Extract word for word the lines of the listing from its start to the line holding "const timeLabel = 'hms';", both ends kept; pictures are not part of the copy.

========================================

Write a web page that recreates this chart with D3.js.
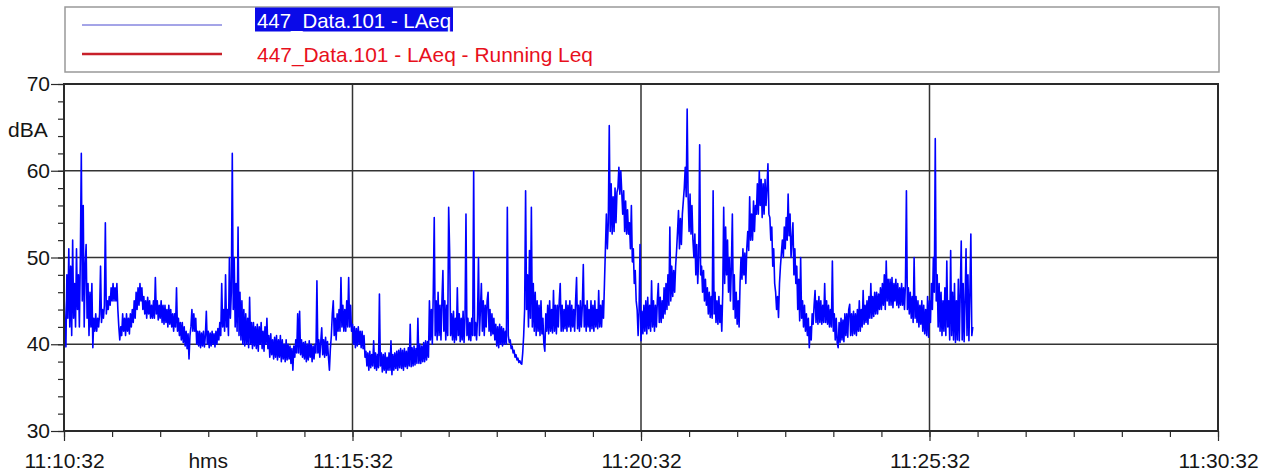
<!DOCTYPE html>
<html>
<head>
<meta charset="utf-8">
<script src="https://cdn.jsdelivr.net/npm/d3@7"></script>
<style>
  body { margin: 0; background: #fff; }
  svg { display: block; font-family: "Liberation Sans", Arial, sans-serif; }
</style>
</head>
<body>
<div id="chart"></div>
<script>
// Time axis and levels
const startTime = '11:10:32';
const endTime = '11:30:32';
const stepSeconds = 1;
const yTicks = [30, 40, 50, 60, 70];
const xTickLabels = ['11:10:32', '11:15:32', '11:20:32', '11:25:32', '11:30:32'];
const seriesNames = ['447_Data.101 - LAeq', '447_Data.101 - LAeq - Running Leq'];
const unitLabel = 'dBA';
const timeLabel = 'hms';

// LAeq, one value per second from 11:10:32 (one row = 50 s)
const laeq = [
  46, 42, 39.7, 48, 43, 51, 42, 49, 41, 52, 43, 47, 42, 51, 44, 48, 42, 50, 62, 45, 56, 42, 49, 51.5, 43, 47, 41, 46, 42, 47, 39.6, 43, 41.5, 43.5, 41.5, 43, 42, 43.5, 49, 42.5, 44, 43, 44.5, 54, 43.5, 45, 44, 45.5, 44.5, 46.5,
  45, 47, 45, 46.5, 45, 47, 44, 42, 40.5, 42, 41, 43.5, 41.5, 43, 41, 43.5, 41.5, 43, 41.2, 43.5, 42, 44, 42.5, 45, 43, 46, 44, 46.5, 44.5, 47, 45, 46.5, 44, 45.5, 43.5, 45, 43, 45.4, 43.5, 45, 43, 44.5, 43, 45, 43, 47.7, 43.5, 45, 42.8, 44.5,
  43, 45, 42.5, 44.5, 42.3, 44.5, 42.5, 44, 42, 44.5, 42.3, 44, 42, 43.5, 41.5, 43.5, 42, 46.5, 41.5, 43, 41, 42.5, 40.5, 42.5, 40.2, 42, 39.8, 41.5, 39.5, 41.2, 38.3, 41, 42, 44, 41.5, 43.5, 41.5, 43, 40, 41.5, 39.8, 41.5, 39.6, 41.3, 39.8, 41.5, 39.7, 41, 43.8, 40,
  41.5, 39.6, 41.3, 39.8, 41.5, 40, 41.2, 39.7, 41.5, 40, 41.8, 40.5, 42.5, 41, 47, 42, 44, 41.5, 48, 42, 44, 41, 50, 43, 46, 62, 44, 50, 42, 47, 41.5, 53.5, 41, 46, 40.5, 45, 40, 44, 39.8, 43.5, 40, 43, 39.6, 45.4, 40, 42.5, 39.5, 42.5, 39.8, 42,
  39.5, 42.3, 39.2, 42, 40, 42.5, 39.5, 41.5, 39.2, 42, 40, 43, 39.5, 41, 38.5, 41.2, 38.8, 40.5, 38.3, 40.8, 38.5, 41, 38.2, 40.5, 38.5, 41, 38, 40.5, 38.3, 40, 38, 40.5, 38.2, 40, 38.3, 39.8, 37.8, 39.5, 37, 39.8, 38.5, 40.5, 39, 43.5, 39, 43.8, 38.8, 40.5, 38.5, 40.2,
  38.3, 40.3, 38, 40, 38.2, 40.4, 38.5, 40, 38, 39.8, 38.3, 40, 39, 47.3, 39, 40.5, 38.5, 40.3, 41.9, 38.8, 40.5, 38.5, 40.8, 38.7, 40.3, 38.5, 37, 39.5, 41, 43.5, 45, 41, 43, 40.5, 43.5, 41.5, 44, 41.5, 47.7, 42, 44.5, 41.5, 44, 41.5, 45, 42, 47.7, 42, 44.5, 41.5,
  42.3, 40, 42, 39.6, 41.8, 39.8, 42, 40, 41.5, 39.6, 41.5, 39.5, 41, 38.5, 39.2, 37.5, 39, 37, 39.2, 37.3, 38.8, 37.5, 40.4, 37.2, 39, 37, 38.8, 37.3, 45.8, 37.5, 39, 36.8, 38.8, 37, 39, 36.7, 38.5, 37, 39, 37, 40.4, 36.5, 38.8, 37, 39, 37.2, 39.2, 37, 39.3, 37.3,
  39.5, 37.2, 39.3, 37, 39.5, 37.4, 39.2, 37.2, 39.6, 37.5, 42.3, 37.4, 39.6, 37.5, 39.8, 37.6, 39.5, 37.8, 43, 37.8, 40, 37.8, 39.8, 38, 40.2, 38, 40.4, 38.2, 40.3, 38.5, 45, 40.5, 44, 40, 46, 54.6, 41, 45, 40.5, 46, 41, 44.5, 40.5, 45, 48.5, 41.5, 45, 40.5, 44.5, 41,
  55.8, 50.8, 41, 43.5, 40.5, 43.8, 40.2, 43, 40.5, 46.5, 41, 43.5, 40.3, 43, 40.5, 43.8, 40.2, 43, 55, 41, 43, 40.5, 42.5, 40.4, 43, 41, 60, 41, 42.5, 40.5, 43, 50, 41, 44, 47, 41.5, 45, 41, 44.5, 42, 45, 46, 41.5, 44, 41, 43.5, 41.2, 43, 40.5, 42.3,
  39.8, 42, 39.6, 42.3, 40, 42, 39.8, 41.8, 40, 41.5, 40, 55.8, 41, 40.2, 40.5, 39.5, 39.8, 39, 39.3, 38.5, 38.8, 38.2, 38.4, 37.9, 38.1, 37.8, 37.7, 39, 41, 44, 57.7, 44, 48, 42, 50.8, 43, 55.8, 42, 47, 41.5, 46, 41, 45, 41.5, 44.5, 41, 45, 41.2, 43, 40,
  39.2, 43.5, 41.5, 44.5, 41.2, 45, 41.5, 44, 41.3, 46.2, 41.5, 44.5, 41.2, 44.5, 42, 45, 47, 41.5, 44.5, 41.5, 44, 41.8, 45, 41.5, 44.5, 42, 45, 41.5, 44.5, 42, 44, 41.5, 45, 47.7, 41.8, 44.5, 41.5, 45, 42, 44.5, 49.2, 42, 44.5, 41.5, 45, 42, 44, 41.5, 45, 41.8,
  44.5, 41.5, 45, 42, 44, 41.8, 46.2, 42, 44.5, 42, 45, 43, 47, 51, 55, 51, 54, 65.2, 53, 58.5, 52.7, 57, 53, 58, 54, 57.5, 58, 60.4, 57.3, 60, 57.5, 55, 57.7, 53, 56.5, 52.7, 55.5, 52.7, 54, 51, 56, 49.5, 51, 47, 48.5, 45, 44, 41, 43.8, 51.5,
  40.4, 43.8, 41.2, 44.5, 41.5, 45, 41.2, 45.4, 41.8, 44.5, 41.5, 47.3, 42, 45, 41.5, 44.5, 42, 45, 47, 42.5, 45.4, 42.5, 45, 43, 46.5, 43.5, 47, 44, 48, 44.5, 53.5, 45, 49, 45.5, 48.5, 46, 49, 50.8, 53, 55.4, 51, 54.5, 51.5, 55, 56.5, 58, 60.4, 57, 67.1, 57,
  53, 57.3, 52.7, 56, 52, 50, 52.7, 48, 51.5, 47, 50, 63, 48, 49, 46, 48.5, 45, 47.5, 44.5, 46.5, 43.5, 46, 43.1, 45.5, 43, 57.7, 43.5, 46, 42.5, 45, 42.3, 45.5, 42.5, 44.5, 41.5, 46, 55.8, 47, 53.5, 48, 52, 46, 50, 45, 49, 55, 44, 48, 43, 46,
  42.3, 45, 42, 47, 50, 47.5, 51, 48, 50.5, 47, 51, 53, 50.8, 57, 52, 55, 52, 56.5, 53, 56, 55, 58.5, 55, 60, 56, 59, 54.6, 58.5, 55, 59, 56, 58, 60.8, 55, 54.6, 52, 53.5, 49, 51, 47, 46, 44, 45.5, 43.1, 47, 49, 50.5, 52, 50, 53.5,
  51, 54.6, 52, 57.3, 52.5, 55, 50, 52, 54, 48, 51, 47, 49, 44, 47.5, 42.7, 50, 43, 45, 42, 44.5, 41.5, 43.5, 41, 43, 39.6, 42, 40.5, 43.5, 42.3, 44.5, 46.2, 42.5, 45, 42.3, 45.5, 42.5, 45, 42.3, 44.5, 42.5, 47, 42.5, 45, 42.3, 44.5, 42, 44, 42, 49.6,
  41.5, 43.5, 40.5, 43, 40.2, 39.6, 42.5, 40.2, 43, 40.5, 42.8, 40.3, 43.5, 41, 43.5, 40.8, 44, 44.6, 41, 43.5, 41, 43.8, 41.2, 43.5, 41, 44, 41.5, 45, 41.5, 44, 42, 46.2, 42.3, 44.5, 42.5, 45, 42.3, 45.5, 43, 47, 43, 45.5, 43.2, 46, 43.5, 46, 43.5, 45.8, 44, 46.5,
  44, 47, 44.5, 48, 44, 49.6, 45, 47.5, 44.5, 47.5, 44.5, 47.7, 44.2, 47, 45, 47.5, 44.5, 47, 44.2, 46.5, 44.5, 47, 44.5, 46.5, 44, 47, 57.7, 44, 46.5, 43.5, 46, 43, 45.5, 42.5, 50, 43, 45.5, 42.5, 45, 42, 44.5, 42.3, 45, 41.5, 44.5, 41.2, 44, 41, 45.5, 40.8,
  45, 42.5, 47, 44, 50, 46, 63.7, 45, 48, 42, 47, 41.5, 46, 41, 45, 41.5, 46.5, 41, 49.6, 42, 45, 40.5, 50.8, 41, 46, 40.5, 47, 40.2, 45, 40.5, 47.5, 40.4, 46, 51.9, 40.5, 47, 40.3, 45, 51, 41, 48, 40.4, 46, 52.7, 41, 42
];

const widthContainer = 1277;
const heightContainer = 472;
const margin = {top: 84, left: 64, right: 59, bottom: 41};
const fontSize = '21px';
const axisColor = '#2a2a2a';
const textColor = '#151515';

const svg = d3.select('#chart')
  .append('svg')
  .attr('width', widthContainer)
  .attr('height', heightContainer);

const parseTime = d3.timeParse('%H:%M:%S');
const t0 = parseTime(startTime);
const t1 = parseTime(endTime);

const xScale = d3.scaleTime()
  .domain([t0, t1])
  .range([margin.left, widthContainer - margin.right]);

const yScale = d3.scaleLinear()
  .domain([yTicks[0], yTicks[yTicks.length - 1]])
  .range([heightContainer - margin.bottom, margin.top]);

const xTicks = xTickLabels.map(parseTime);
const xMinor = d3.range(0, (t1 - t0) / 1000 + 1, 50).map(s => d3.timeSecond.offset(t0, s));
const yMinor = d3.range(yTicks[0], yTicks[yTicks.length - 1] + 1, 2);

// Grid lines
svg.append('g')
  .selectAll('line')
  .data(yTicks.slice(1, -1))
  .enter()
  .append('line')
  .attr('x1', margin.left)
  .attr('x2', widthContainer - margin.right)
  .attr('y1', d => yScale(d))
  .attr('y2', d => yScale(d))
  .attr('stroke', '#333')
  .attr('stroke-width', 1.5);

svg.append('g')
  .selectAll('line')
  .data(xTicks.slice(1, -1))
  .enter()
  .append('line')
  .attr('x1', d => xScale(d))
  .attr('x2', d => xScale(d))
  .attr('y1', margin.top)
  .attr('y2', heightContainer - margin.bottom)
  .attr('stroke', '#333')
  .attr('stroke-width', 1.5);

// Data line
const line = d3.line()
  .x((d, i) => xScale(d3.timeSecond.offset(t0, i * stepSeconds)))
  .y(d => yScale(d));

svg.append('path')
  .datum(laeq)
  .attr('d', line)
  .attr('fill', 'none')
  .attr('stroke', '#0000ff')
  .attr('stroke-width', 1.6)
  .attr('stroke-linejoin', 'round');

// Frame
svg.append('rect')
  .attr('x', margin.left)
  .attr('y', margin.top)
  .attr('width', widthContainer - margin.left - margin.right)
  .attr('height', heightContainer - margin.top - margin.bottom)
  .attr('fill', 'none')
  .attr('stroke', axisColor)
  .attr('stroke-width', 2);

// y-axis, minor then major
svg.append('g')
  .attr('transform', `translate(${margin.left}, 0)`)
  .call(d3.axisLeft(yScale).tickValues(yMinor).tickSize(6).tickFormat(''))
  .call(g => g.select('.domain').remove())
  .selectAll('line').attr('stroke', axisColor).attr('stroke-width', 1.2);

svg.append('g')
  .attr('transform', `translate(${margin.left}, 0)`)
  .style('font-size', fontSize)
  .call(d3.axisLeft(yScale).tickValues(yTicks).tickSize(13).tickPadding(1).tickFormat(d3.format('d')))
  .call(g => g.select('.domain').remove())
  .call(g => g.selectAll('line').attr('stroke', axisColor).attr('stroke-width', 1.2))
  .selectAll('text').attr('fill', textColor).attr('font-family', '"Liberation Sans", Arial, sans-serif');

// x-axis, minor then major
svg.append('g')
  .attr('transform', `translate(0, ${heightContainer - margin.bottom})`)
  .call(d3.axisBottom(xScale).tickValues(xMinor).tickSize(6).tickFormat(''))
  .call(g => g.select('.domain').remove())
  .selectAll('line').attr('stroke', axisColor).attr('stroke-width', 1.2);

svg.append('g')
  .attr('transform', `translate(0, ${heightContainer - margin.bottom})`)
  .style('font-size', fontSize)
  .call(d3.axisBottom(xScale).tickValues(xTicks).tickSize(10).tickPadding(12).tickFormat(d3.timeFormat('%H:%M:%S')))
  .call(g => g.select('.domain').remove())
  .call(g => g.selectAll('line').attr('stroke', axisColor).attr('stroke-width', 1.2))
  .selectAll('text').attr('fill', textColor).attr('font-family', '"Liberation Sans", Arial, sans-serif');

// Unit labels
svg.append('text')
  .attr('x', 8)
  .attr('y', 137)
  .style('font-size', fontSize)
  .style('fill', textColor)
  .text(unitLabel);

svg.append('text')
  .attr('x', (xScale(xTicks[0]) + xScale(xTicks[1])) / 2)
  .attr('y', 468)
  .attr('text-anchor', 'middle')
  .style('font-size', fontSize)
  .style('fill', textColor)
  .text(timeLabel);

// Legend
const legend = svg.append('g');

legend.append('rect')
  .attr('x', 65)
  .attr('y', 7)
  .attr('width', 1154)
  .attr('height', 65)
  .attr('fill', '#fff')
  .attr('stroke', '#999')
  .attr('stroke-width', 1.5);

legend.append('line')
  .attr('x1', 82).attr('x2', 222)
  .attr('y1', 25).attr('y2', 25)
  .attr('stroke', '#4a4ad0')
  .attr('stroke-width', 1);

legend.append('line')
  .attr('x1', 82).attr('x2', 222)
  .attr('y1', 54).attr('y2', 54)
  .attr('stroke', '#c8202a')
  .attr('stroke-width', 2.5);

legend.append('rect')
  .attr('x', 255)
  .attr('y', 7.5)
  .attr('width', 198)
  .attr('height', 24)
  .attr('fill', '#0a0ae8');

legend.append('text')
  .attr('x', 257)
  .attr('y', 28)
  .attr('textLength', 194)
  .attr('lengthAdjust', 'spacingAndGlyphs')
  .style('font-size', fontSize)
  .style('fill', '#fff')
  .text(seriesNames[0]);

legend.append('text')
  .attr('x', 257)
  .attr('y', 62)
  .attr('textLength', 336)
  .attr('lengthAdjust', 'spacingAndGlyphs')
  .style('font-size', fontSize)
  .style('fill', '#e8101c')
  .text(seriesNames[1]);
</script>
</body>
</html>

========================================

> **The completed task**:
Write a web page that recreates this chart with D3.js.
<!DOCTYPE html>
<html>
<head>
<meta charset="utf-8">
<script src="https://cdn.jsdelivr.net/npm/d3@7"></script>
<style>
  body { margin: 0; background: #fff; }
  svg { display: block; font-family: "Liberation Sans", Arial, sans-serif; }
</style>
</head>
<body>
<div id="chart"></div>
<script>
// Time axis and levels
const startTime = '11:10:32';
const endTime = '11:30:32';
const stepSeconds = 1;
const yTicks = [30, 40, 50, 60, 70];
const xTickLabels = ['11:10:32', '11:15:32', '11:20:32', '11:25:32', '11:30:32'];
const seriesNames = ['447_Data.101 - LAeq', '447_Data.101 - LAeq - Running Leq'];
const unitLabel = 'dBA';
const timeLabel = 'hms';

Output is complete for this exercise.